---------- THE DATA ----------

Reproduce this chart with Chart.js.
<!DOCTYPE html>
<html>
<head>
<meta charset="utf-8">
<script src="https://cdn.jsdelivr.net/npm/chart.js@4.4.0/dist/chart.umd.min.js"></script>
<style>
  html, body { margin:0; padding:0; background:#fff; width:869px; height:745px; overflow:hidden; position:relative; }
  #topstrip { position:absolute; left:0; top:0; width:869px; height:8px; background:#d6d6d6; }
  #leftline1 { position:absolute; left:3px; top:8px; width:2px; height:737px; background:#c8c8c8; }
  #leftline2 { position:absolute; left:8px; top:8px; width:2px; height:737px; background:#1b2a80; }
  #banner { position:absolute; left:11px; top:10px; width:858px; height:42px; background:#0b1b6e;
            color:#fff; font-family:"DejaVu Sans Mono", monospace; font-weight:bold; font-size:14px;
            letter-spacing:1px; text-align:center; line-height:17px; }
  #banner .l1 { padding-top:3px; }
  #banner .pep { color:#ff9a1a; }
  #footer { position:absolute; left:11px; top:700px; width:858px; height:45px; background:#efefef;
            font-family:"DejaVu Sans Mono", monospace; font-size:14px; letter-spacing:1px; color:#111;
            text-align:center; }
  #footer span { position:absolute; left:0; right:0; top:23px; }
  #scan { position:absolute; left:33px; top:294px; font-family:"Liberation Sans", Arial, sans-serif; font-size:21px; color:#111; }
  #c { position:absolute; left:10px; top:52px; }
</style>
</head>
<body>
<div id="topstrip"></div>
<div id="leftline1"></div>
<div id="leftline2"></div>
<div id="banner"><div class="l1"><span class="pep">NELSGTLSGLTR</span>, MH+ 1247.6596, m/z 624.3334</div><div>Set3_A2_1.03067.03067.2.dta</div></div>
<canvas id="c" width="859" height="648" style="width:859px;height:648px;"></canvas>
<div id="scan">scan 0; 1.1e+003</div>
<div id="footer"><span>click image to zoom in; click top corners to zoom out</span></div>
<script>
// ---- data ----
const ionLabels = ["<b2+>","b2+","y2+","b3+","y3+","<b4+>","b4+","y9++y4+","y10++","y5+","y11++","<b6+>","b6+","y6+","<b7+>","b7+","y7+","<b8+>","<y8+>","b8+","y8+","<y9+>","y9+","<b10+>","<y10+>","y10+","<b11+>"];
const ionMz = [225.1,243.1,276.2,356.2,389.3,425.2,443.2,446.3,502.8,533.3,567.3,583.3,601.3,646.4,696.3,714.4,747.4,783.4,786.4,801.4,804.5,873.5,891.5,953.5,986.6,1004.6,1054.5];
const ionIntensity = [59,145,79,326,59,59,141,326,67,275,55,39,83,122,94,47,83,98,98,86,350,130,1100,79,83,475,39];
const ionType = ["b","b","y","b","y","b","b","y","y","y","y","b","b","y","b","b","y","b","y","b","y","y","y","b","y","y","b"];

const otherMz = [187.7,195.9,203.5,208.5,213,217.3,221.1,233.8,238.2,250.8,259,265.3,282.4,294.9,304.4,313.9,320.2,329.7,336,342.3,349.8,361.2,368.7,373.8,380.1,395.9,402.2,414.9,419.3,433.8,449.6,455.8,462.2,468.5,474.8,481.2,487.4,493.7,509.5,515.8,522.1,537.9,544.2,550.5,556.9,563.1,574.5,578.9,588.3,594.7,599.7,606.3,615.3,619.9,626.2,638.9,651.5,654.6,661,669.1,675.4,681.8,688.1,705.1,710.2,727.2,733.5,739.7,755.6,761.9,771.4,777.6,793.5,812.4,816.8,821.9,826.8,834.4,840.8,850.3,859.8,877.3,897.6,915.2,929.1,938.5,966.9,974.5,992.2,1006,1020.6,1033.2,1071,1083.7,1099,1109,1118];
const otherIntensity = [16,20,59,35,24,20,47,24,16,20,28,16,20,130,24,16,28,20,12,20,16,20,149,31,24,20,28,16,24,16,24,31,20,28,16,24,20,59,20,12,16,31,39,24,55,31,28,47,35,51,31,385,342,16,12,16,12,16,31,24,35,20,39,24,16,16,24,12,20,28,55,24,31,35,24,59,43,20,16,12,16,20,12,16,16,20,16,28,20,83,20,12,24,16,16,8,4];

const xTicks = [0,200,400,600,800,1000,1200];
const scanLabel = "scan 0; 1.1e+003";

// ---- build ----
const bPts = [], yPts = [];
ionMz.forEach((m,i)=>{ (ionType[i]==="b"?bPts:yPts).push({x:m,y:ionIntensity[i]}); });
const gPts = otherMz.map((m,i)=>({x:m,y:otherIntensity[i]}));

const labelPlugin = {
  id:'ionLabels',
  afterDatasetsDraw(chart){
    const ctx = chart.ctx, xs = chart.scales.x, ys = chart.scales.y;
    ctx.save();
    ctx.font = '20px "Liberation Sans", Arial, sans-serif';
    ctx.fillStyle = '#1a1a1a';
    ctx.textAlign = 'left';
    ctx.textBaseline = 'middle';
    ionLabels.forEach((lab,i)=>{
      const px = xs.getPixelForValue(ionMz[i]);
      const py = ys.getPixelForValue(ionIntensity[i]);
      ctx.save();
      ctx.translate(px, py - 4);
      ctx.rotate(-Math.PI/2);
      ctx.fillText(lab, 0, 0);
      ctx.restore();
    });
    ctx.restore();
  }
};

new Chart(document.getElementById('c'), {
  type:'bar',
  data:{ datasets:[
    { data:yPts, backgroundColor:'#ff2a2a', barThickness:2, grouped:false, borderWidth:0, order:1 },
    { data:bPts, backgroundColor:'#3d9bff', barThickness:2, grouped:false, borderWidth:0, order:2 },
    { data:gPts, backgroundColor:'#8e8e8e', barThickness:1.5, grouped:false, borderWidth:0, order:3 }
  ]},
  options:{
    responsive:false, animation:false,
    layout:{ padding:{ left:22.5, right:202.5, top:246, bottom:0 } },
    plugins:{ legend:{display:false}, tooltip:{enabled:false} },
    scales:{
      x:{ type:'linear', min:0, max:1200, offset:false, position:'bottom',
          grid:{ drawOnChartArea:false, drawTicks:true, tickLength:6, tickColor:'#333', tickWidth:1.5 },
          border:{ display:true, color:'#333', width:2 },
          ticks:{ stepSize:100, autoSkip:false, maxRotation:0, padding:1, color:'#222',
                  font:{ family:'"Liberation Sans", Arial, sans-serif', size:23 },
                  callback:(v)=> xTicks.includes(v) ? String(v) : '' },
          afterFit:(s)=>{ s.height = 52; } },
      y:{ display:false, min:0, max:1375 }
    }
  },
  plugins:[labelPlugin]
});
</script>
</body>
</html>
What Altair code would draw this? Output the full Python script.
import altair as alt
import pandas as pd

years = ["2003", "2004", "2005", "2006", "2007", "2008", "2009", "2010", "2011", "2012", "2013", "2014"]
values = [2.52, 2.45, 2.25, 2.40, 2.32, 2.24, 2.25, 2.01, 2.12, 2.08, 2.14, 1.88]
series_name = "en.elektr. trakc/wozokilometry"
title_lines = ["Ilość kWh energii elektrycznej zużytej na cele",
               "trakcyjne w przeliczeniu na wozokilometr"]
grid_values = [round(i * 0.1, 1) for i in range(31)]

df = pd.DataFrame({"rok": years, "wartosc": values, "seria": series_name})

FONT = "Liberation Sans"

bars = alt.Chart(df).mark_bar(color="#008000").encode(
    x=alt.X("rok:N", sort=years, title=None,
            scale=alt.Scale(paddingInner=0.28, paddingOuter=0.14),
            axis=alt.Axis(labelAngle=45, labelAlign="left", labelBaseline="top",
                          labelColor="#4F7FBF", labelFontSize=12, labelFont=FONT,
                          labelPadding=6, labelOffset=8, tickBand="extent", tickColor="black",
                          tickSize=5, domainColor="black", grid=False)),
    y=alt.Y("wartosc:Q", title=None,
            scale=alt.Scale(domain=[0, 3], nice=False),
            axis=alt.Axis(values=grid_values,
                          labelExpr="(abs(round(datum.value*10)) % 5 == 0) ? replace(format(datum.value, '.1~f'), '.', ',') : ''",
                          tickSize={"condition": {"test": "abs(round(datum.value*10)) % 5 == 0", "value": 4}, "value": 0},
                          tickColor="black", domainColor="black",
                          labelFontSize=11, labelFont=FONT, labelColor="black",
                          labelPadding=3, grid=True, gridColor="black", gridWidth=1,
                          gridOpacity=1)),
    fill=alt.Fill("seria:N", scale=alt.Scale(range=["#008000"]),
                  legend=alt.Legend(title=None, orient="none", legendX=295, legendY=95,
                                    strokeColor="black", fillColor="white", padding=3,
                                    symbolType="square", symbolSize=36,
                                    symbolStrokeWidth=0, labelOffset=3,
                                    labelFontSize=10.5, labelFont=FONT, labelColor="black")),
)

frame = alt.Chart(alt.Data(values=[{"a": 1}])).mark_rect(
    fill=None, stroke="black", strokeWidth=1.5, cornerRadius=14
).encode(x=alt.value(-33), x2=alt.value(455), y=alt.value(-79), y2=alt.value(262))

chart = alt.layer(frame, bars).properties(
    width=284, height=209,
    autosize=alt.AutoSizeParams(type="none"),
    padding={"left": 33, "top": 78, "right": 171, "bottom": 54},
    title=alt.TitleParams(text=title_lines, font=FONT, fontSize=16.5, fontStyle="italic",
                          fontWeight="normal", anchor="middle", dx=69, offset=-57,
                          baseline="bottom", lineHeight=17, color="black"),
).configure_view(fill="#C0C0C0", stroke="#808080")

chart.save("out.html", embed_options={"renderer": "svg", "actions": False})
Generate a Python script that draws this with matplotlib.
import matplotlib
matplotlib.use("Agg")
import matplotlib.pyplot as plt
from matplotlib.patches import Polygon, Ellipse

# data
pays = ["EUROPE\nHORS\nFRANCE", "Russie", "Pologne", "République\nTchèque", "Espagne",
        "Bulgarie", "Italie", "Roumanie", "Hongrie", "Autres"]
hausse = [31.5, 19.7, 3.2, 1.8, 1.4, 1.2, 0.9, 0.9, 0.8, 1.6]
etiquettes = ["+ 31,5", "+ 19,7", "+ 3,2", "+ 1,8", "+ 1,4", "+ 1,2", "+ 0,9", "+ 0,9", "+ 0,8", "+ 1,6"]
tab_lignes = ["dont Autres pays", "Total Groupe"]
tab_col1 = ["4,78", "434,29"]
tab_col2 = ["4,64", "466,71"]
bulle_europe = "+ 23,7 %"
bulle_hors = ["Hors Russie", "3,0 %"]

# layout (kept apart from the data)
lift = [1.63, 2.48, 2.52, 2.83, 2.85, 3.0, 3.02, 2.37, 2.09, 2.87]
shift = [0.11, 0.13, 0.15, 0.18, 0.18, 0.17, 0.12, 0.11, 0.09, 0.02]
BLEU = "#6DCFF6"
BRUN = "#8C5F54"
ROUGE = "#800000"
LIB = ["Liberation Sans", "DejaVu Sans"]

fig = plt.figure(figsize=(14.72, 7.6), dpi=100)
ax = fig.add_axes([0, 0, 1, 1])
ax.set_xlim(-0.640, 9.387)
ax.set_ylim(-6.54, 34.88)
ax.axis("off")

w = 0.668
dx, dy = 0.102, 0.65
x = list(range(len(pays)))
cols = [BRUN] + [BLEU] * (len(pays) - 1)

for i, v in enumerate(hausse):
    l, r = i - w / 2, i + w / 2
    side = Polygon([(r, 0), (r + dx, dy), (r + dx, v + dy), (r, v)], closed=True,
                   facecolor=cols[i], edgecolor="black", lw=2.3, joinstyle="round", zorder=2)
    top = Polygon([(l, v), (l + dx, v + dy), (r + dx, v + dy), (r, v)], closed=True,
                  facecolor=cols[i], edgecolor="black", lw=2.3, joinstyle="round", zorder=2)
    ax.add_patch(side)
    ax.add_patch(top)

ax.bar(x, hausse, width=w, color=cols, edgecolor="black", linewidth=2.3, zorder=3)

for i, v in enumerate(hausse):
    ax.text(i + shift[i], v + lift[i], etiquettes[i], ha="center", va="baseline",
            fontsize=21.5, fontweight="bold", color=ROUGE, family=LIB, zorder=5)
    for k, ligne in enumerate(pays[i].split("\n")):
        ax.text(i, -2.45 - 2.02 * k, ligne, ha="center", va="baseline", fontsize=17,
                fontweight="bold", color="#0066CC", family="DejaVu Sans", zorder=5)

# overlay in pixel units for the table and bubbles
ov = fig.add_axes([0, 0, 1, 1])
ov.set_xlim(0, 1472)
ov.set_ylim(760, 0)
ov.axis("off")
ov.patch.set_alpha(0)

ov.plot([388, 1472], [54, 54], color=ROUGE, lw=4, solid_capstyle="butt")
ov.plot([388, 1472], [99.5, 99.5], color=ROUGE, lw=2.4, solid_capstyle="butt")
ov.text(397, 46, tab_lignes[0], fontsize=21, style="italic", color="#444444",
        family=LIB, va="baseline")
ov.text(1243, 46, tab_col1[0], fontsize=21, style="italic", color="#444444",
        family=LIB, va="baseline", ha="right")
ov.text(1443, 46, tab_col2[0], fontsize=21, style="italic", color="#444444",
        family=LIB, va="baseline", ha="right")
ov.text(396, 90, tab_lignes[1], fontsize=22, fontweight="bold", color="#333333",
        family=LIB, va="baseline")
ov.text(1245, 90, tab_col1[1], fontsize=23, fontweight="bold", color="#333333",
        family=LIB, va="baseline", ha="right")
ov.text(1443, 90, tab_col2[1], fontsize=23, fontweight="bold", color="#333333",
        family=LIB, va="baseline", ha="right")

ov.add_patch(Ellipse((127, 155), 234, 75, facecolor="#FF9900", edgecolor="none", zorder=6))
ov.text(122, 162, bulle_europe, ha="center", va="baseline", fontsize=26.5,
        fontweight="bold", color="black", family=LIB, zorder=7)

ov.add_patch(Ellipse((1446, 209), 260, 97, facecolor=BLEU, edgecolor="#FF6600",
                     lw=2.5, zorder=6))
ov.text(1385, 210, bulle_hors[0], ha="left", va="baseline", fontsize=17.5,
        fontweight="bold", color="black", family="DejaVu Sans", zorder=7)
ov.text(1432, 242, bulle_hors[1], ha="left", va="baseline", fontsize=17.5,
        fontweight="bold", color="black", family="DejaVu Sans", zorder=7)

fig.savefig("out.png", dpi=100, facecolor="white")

----------

Starting at the line that holds "Generate a Python", copy each line exactly and stop after the line that holds "from matplotlib.patches import".

▸ RESPONSE
Generate a Python script that draws this with matplotlib.
import matplotlib
matplotlib.use("Agg")
import matplotlib.pyplot as plt
from matplotlib.patches import Polygon, Ellipse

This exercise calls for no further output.